Yes, we do this for the negative case, but we don't ever set the flag back to true (for large strings).

Zollerboy1 · October 21, 2022, 11:36pm

Ah yeah, so the flag in _StringGuts is not actually an isASCII flag but rather an isKnownToBeASCII flag and that's probably why it's not exposed. Thanks for the clarification!

Karl · October 22, 2022, 3:21am

I think it is unlikely to be worth adding a specific check for a non-ASCII string, as opposed to validating that all bytes are ASCII digits/periods. In fact, I think it is unlikely to be worth an up-front validation check at all - just consume the bytes that you expect, and fail if you see an invalid byte.

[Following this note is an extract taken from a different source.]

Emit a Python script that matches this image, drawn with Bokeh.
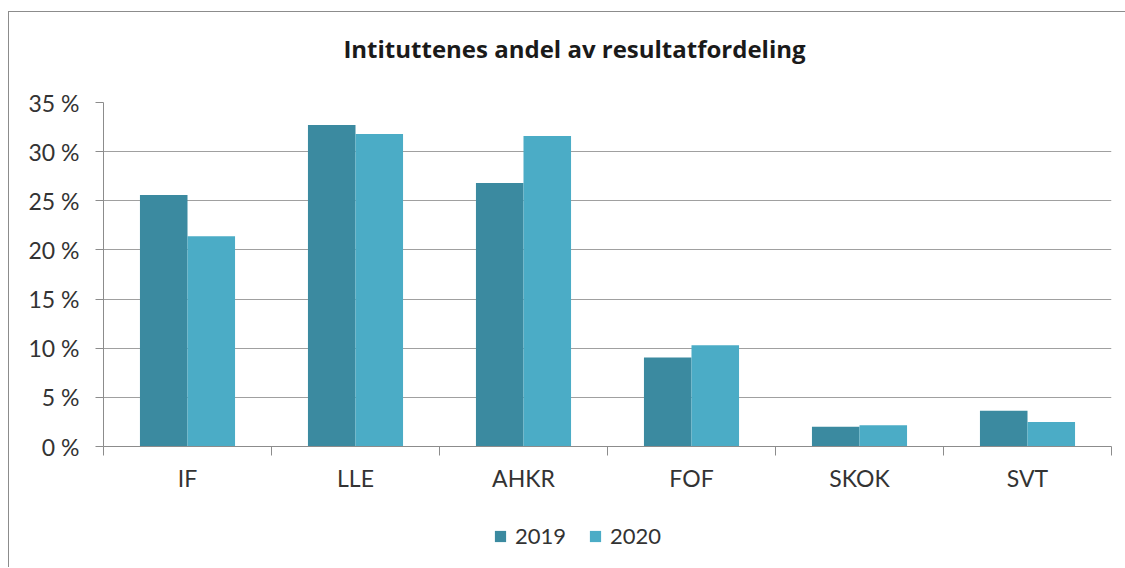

These sorts of use-cases are precisely why UTF-8 was developed, and why it has become the most popular Unicode encoding. For lots of formats, you really just want to look for particular ASCII characters, and any characters outside of that (whether they are ASCII or non-ASCII) are treated uniformly; either by rejecting them, or treating them as opaque.

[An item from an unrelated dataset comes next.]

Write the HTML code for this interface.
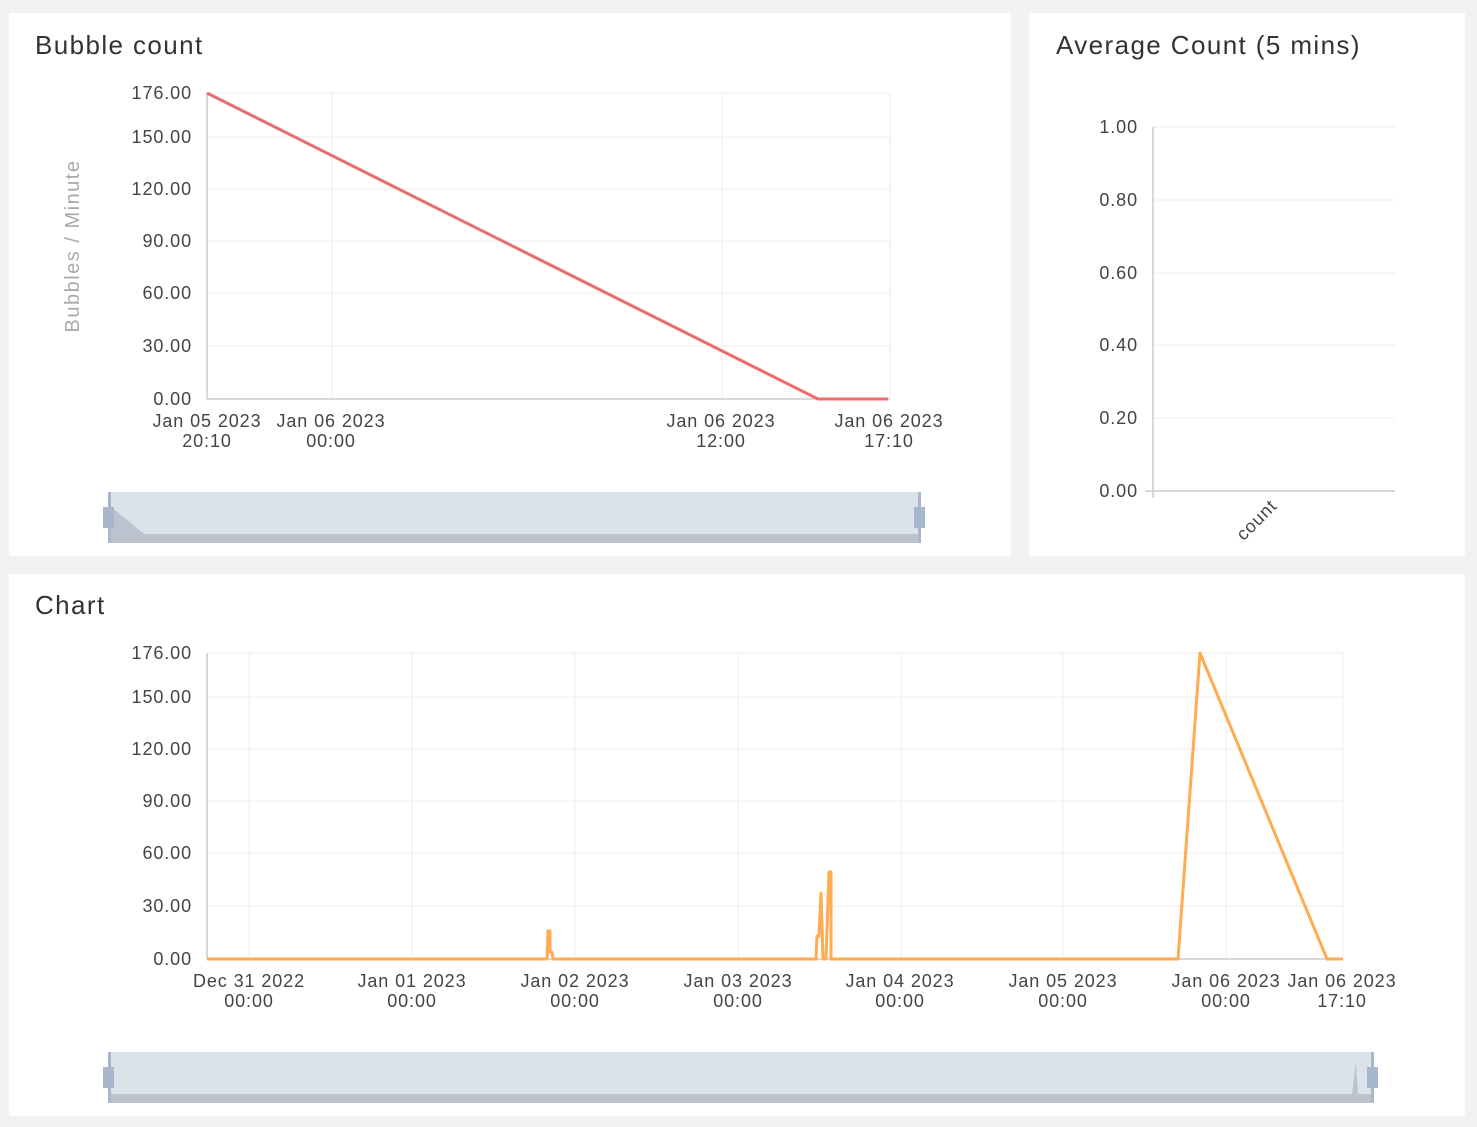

tera · October 23, 2022, 12:46pm

Optimising of failing path is rarely worth doing (that's why in the so called "zero cost exception handling" only success path is optimised, while failures are deemed exceptionally rare and failing path can be far from zero cost). Example of one of those rare cases: you are parsing 100K strings, among those strings 90K strings are bogus, without optimisation processing time is 1 second, with optimisation it is 1/10 second.

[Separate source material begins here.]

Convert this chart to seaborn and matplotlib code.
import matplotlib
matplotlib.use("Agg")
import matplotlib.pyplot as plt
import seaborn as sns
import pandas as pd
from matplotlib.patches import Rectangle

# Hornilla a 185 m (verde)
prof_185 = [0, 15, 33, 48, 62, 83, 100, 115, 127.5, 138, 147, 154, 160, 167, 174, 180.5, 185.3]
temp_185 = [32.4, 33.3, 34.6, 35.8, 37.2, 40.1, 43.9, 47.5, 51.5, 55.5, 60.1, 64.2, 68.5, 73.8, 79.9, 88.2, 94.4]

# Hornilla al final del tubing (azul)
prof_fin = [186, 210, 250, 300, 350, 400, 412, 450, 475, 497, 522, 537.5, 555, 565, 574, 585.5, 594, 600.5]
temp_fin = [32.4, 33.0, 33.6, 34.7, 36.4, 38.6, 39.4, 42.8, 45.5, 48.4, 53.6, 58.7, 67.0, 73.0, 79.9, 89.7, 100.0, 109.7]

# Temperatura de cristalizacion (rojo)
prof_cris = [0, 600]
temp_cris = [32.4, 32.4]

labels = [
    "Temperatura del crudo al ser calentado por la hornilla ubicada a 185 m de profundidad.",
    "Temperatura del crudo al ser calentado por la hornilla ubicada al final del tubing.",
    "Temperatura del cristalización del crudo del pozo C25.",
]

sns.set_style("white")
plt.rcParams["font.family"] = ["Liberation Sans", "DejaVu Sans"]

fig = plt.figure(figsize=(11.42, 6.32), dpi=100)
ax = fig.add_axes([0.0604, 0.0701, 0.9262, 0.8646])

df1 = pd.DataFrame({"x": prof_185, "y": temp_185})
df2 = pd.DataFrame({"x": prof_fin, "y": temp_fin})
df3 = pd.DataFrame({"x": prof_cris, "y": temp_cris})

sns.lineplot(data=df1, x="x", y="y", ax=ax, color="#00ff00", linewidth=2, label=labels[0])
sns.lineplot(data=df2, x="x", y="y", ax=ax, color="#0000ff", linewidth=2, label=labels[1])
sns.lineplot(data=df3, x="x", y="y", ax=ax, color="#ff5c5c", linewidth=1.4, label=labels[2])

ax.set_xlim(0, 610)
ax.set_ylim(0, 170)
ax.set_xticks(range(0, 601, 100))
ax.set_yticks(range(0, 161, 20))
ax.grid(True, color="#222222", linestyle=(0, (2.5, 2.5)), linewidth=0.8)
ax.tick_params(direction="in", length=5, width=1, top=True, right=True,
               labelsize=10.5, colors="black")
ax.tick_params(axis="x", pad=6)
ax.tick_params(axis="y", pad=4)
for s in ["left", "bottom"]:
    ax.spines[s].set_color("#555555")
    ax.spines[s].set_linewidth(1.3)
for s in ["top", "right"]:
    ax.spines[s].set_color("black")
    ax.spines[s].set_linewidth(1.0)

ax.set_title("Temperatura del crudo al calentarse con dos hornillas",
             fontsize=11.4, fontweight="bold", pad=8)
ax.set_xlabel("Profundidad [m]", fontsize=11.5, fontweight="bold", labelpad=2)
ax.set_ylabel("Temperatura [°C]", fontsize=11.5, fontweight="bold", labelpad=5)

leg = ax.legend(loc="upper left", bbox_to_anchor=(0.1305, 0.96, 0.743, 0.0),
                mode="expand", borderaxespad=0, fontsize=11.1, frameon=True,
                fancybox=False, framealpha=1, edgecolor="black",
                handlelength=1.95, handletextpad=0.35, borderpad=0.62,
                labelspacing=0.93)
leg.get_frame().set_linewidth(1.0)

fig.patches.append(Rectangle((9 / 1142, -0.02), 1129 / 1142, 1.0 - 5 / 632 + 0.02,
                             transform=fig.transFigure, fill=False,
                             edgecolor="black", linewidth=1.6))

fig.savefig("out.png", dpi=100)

taylorswift · October 23, 2022, 5:31pm

why are you decoding them from Strings? it sounds like you control the encoding schema, and JSON does not specify any binary format for numerical values, so you could just encode them directly as numbers.

Zollerboy1 · October 23, 2022, 5:59pm

I'm writing a BigDecimal library that I can then use in the ORM I want to write for SurrealDB. SurrealDB can store big decimals and gives them to me as strings, so I have to decode them from strings.